•What was the point of this activity?
To demonstrate how sound waves work and its effect it has on objects nearby using glass, fork, string, and tuning forks.
•Explain how you would introduce this to your class.
Allow students to move throughout the room as I play music in one speaker of the classroom. Now, ask students what did you hear as you moved away from the speaker? Then, we will introduce the types of sound waves and how each sound waves determine how loud or quiet the sound is. Students will work in small groups to work on the activity and write down observations.
•Where do you see a student having difficulty with this?
-Understanding how sound waves affect the object it is hitting against
-Determining and differentiating what types of sound waves are affecting the salt, wine glass, and fork.
What changes or extensions could you do to this activity?

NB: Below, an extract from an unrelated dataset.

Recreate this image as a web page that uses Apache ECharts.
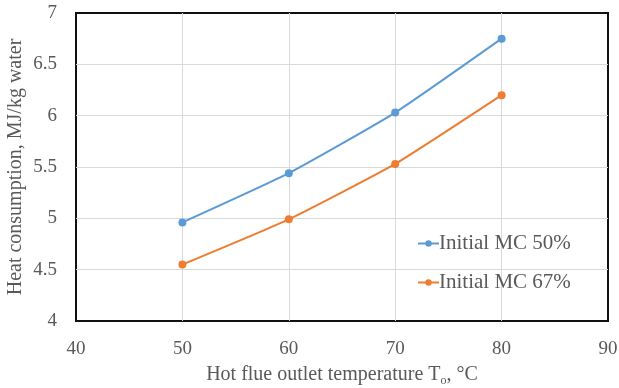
<!DOCTYPE html>
<html>
<head>
<meta charset="utf-8">
<script src="https://cdn.jsdelivr.net/npm/echarts@6/dist/echarts.min.js"></script>
<style>
  html, body { margin: 0; padding: 0; background: #fff; }
  #chart { width: 619px; height: 388px; }
</style>
</head>
<body>
<div id="chart"></div>
<script>
// Outlet temperature (°C) and heat consumption (MJ/kg water)
const temperatures = [50, 60, 70, 80];
const mc50 = [4.96, 5.44, 6.03, 6.75];
const mc67 = [4.55, 4.99, 5.53, 6.20];
const seriesNames = ['Initial MC 50%', 'Initial MC 67%'];

const font = '"Liberation Serif", "Times New Roman", serif';
const textColor = '#595959';

const chart = echarts.init(document.getElementById('chart'), null, { renderer: 'canvas' });

const pairs = arr => temperatures.map((t, i) => [t, arr[i]]);

chart.setOption({
  animation: false,
  grid: {
    left: 76, right: 11, top: 13, bottom: 67,
    outerBoundsMode: 'none',
    show: true, borderColor: '#111', borderWidth: 2, containLabel: false
  },
  legend: {
    orient: 'vertical',
    left: 412, top: 228,
    itemWidth: 21, itemHeight: 8, itemGap: 18,
    textStyle: { fontFamily: font, fontSize: 21, color: textColor, padding: [0, 0, 0, -5] },
    data: seriesNames
  },
  xAxis: {
    type: 'value', min: 40, max: 90, interval: 10,
    axisLine: { show: false }, axisTick: { show: false },
    splitLine: { showMinLine: false, showMaxLine: false, lineStyle: { color: '#d9d9d9', width: 1 } },
    axisLabel: { fontFamily: font, fontSize: 19, color: textColor, margin: 19 },
    name: '{a|Hot flue outlet temperature T}{s|o}{a|, °C}',
    nameLocation: 'middle', nameGap: 42,
    nameTextStyle: {
      rich: {
        a: { fontFamily: font, fontSize: 20, color: textColor },
        s: { fontFamily: font, fontSize: 12, color: textColor, verticalAlign: 'bottom', padding: [12, 0, 0, 0] }
      }
    }
  },
  yAxis: {
    type: 'value', min: 4, max: 7, interval: 0.5,
    axisLine: { show: false }, axisTick: { show: false },
    splitLine: { showMinLine: false, showMaxLine: false, lineStyle: { color: '#d9d9d9', width: 1 } },
    axisLabel: { fontFamily: font, fontSize: 19, color: textColor, margin: 19 },
    name: 'Heat consumption, MJ/kg water',
    nameLocation: 'middle', nameGap: 50, nameMoveOverlap: false,
    nameTextStyle: { fontFamily: font, fontSize: 20, color: textColor }
  },
  series: [
    {
      name: seriesNames[0], type: 'line', data: pairs(mc50), smooth: 0.15,
      symbol: 'circle', symbolSize: 8,
      itemStyle: { color: '#5B9BD5' }, lineStyle: { color: '#5B9BD5', width: 2 }
    },
    {
      name: seriesNames[1], type: 'line', data: pairs(mc67), smooth: 0.15,
      symbol: 'circle', symbolSize: 8,
      itemStyle: { color: '#ED7D31' }, lineStyle: { color: '#ED7D31', width: 2 }
    }
  ]
});
</script>
</body>
</html>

Bring in instruments-guitar (see’s string vibrating), piano, placing a piece of paper to a speaker, bring in varieties of cups-mugs, glass, tall cup
Scientific Principles:
As we place the vibrating tuning fork near the plastic membrane of the cup, soundwaves vibrate in the air causing the salt to move. As you rub your finger against the wine glass, the friction of your finger produces a frequency. The amount of water in the glass determines the pitch of the frequency. During the Amazing Fork activity, the fork is hit against the table, the sound is muffled. Once the tied fork is swung against the table, you will hear a louder frequency. The soundwave travel through the string producing a louder frequency.